▶ **Problem requirements**: Check each line of the material. Copy those containing "chart".

▶ **Data section**:
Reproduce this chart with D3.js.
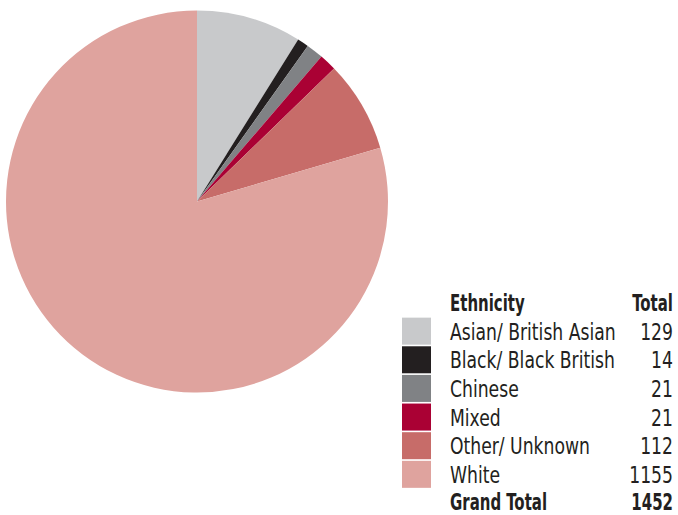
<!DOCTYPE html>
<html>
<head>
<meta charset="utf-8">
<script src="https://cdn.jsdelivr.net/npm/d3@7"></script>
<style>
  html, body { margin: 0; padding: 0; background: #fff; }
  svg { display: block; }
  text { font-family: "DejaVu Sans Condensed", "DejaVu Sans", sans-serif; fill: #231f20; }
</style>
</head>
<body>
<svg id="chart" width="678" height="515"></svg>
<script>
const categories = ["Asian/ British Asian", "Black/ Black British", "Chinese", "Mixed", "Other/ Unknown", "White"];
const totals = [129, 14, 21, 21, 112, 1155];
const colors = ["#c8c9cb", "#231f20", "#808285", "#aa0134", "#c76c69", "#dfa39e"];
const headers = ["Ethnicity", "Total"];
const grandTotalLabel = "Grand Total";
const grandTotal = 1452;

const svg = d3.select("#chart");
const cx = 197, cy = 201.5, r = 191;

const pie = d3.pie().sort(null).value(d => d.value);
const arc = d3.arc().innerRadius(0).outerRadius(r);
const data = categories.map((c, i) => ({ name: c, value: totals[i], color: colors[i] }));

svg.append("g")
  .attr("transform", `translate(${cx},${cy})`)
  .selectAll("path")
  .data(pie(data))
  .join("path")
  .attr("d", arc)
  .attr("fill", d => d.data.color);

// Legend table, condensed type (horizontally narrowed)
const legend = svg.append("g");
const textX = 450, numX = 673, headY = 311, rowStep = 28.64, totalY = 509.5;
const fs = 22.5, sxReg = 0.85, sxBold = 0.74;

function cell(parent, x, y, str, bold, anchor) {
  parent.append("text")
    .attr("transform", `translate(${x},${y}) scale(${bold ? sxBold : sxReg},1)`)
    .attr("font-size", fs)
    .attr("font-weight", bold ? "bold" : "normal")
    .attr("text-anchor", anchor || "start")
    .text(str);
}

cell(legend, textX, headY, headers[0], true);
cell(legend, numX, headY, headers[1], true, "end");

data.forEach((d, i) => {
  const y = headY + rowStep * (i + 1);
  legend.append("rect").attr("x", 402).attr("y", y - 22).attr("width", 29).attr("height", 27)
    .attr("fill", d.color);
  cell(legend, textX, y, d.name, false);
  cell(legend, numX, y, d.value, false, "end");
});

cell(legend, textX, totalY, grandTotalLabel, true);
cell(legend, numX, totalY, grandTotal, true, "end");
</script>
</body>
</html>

▶ **Result of this task**:
Reproduce this chart with D3.js.
<svg id="chart" width="678" height="515"></svg>
const svg = d3.select("#chart");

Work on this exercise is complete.